By Lori Shull
“We’re always backordered,” Matt said when he gave me a tour of his new space, then under construction. “We average four or five weeks on backorder.”
Pretentious Beer Glass Company has jumped on the craft beer bandwagon in a big way; Matt has created a bunch of forms that have been specially designed to enhance beer’s taste. He’s been brewing his own beer for years and has several recipes that he’ll be taking commercial from the back of his downtown Knoxville shop.
“There’s no real craft beer scene in Knoxville,” he said. “Craft beer is a proven industry and it’s just getting started here.”
It’s also a way for him and his counterparts, Thoryn Ziemba and Sam Meketon, to balance their incomes. Matt and Thoryn especially specialize in glass sculptures that cost thousands of dollars; it tends to be feast or famine.
“There’s this weird myth out there that if you can’t succeed in school, become an artist. What Matt and Thoryn teach is that if you want to be an artist, you’d better be disciplined,” said their professor and mentor Curtiss Brock. “The myths of being a flaky artist die when you have gas bills that are two or three times the average rent.”
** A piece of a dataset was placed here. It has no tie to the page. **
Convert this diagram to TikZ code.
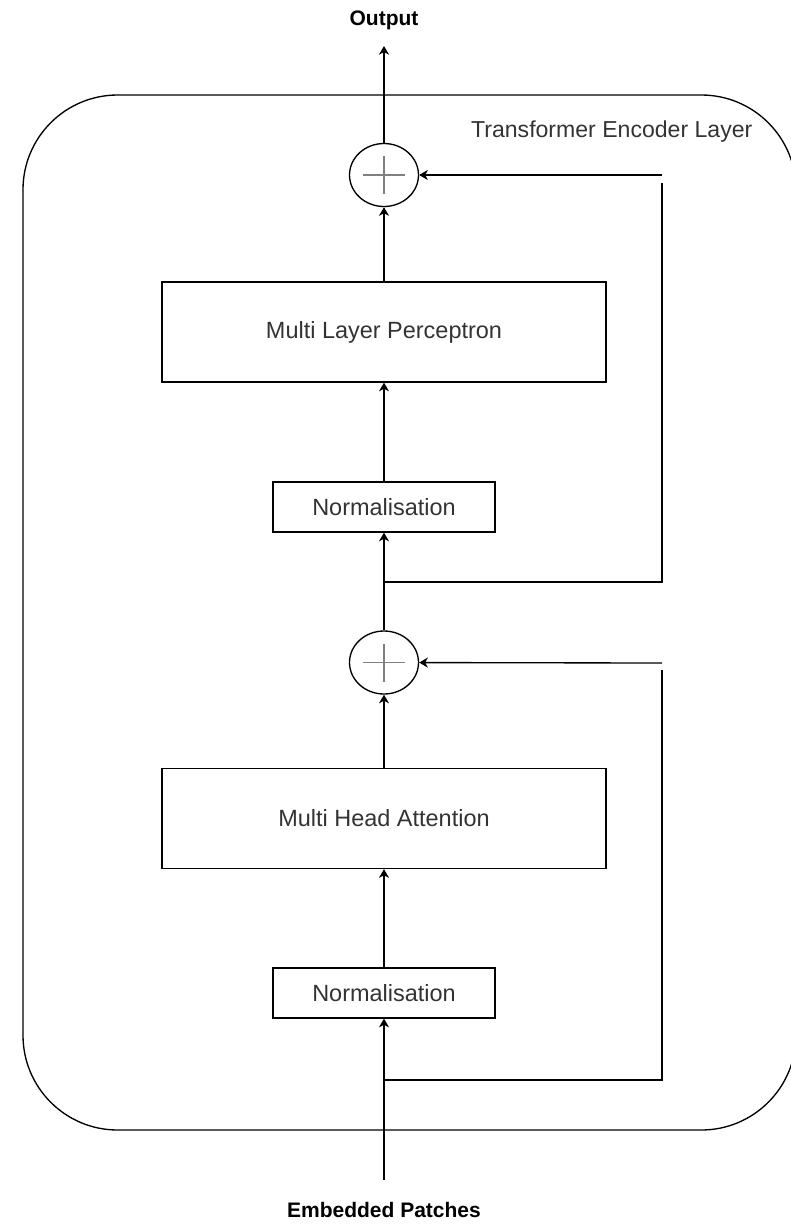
\documentclass[tikz,border=0pt]{standalone}
\usepackage{fontspec}
\setmainfont{Liberation Sans}
\usetikzlibrary{arrows.meta,shapes.geometric}
\definecolor{txt}{HTML}{333333}
\definecolor{plusc}{HTML}{808080}
\begin{document}
\begin{tikzpicture}[x=0.75pt,y=-0.75pt,
  line width=1pt,
  box/.style={draw, rectangle, inner sep=0pt, font=\fontsize{17.6pt}{20pt}\selectfont, text=txt},
  widebox/.style={box, minimum width=333pt, minimum height=75pt},
  normbox/.style={box, minimum width=166.5pt, minimum height=37.5pt},
  arr/.style={-{Stealth[length=6.5pt,width=7.5pt,inset=2pt]}},
  plus/.style={draw, ellipse, minimum width=51.75pt, minimum height=47.25pt, inner sep=0pt,
    path picture={
      \draw[plusc, line width=1.3pt]
        ([xshift=-15.75pt]path picture bounding box.center) -- ([xshift=15.75pt]path picture bounding box.center)
        ([yshift=-14.25pt]path picture bounding box.center) -- ([yshift=14.25pt]path picture bounding box.center);
    }},
  lab/.style={font=\bfseries\fontsize{15.75pt}{18pt}\selectfont, inner sep=0pt},
  outer/.style={draw, rounded corners=71pt}
]
\useasboundingbox (0,0) rectangle (791,1225);
\clip (0,0) rectangle (791,1225);

% outer container
\draw[outer] (23,95) rectangle (796,1130);
\node[inner sep=0pt, text=txt, font=\fontsize{17.3pt}{20pt}\selectfont, anchor=east] (title) at (753,132) {Transformer Encoder Layer};

% nodes
\node[plus] (p1) at (384,175) {};
\node[widebox] (mlp) at (384,332) {Multi Layer Perceptron};
\node[normbox] (n1) at (384,507) {Normalisation};
\node[plus] (p2) at (384,662.5) {};
\node[widebox] (mha) at (384,818.5) {Multi Head Attention};
\node[normbox] (n2) at (384,993) {Normalisation};

\node[lab] (outlab) at (384,20) {Output};
\node[lab] (inlab) at (384,1210) {Embedded Patches};

% coordinates
\coordinate (outtip) at (384,46);
\coordinate (in) at (384,1180);
\coordinate (b1) at (384,582);
\coordinate (r1) at (662,183);
\coordinate (s1) at (662,175);
\coordinate (b2) at (384,1080);
\coordinate (r2) at (662,670);
\coordinate (s2) at (662,663);

% main path
\draw[arr] (in) -- (n2);
\draw[arr] (n2) -- (mha);
\draw[arr] (mha) -- (p2);
\draw[arr] (p2) -- (n1);
\draw[arr] (n1) -- (mlp);
\draw[arr] (mlp) -- (p1);
\draw[arr] (p1) -- (outtip);

% residual connections
\draw (b2) -| (r2);
\draw[arr] (s2) -- (p2);
\draw (b1) -| (r1);
\draw[arr] (s1) -- (p1);
\end{tikzpicture}
\end{document}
In opening the space, which is two connected storefronts, Matt is making his business tangible to consumers, by encouraging them to drink his beer in his glasses and watch glassblowers in action in the studio, as well as giving other glass artists a place to come. The space includes a retail shop, beer garden, the brewery, spaces for artists to blow and craft glass and a gallery. Customers can sit at bar tables and watch it all happen.
The three guys are clearly passionate about what they are doing; they have to be. They are betting a lot on this space and dealing with things that they never thought they would.
In opening the company, Matt has patented one of his designs and selected all but one of the shapes so that they had to be handmade to prevent competition from China.
He’s dealt with commercial leases, all kinds of inspections from the city of Knoxville to make sure they are following zoning, mechanical and fire codes.
One of the spaces – the one that will house the gallery and hot shop, didn’t have any electricity and some major plumbing problems. They couldn’t afford to get the space laid out using computer-aided design, so they visualized it all themselves. Good thing they’re artists and visual people.
After talking to Matt, Thoryn and Sam I realized that as difficult as it is to come up with a good idea, write the business plan and attract investors, it’s even worse to actually make a brick-and-mortar business come to life.
I also can’t wait to go back to Knoxville to see how it turns out.